* BEGIN DATA EXTRACT *
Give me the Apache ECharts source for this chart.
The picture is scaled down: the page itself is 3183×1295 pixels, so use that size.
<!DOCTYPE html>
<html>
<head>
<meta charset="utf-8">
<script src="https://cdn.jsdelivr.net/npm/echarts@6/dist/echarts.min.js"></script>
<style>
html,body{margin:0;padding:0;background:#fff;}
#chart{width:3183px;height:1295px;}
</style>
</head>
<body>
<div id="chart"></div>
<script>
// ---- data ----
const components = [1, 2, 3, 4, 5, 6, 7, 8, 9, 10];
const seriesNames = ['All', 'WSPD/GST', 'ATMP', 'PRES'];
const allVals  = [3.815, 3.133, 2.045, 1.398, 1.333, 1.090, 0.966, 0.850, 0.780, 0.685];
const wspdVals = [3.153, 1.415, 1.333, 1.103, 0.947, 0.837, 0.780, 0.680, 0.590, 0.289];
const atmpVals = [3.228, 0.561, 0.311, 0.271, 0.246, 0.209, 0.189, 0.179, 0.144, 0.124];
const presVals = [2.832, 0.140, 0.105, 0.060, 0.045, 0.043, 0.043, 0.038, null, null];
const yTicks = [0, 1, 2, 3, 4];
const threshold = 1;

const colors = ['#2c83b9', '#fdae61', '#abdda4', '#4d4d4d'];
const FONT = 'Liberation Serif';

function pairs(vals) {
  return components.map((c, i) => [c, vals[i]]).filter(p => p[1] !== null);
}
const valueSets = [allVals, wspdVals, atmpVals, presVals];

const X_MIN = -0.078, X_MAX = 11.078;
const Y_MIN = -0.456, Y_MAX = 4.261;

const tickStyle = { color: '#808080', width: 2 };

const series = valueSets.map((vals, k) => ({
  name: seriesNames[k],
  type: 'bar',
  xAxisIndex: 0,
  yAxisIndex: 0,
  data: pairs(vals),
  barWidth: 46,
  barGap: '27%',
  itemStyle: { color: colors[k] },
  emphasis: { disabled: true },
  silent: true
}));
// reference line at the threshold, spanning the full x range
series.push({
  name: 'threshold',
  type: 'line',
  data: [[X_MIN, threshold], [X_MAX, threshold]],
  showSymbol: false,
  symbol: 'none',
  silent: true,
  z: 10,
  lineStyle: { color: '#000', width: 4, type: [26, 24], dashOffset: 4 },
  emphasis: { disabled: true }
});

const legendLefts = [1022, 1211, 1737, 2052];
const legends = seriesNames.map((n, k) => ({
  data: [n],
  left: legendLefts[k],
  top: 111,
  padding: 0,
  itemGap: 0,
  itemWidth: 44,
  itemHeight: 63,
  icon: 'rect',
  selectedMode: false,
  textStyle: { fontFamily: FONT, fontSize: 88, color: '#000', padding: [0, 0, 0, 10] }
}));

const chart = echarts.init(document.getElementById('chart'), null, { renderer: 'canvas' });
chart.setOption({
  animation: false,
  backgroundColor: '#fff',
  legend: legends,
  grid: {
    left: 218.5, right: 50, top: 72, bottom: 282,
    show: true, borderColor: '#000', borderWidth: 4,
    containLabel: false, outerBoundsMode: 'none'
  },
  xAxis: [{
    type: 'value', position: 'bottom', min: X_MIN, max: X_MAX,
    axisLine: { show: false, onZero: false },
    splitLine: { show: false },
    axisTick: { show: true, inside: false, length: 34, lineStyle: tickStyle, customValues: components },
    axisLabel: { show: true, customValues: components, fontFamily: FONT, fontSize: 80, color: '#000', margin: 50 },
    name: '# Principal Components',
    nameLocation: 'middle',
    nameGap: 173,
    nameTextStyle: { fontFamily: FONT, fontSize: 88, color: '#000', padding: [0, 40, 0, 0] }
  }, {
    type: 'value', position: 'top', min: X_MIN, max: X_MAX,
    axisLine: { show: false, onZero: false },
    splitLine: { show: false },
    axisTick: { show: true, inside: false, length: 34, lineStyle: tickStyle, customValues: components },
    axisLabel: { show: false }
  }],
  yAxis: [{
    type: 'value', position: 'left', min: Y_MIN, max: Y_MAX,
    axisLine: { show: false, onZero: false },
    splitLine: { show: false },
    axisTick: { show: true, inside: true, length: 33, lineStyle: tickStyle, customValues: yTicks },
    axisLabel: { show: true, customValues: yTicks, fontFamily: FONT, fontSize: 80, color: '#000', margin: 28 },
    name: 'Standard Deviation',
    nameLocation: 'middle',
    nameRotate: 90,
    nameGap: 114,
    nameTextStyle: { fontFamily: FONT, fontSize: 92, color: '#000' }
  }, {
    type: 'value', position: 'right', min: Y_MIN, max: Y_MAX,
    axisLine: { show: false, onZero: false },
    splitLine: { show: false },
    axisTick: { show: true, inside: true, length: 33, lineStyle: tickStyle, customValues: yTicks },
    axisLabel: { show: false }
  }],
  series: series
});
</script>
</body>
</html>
* END DATA EXTRACT *
* BEGIN DATA EXTRACT *
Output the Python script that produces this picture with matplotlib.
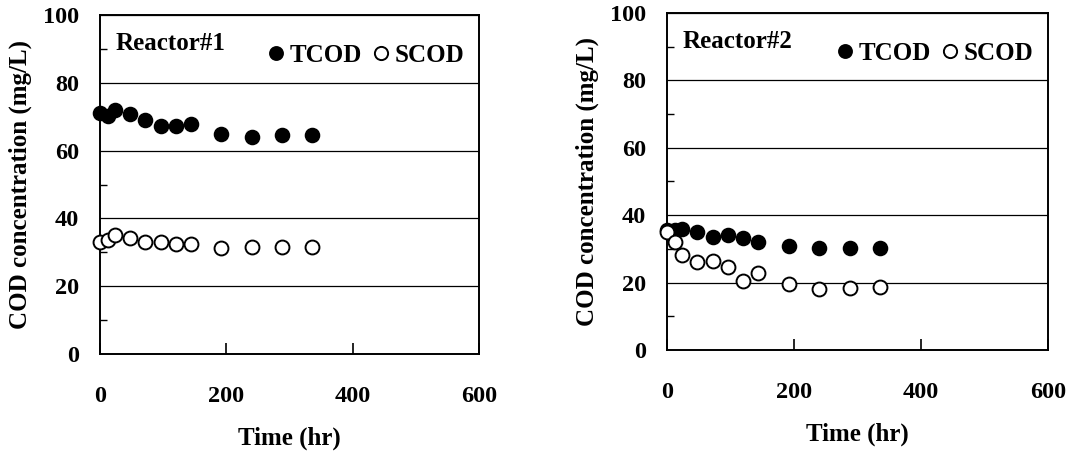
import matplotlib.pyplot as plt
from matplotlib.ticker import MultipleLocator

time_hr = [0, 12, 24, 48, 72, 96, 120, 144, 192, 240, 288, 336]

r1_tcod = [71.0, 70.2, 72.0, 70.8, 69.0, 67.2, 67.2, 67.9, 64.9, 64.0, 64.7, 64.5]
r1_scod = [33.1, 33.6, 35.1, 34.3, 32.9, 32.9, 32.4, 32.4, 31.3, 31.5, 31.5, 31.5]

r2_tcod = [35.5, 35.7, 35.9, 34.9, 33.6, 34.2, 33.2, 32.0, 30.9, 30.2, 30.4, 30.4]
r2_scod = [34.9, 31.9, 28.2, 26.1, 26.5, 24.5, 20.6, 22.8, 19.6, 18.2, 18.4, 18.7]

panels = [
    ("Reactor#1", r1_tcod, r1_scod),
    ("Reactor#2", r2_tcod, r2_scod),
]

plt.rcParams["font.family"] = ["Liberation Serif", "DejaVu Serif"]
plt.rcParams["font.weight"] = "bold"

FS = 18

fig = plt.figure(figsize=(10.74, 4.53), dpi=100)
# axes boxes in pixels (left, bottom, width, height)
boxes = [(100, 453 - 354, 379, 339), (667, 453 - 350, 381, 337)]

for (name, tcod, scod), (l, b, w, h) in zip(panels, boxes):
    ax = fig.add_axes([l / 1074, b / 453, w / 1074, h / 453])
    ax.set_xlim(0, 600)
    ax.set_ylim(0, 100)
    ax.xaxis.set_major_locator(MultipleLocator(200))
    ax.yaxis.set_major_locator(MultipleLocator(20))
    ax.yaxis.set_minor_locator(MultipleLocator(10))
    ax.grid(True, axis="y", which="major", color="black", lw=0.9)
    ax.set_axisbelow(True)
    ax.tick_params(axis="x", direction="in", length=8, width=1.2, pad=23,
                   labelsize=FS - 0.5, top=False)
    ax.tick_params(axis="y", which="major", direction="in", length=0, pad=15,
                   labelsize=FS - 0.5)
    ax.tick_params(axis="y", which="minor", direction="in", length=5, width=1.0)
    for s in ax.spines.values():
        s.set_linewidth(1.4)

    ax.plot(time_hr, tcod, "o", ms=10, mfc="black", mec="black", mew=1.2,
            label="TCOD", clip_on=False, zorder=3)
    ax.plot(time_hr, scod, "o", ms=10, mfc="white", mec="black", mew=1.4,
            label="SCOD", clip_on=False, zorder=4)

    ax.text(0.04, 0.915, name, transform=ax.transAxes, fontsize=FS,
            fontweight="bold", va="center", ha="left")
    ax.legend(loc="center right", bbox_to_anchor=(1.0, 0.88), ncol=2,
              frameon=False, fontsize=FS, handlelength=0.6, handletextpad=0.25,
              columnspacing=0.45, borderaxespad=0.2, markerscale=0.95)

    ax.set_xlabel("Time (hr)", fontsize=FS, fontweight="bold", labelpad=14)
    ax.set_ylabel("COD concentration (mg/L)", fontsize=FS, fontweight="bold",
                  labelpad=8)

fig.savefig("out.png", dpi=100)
* END DATA EXTRACT *
Write out word for word the lines above that run from the one with "Output the Python" to the one with "31.5, 31.5, 31.5]". Include both end lines; exclude the images.

Output the Python script that produces this picture with matplotlib.
import matplotlib.pyplot as plt
from matplotlib.ticker import MultipleLocator

time_hr = [0, 12, 24, 48, 72, 96, 120, 144, 192, 240, 288, 336]

r1_tcod = [71.0, 70.2, 72.0, 70.8, 69.0, 67.2, 67.2, 67.9, 64.9, 64.0, 64.7, 64.5]
r1_scod = [33.1, 33.6, 35.1, 34.3, 32.9, 32.9, 32.4, 32.4, 31.3, 31.5, 31.5, 31.5]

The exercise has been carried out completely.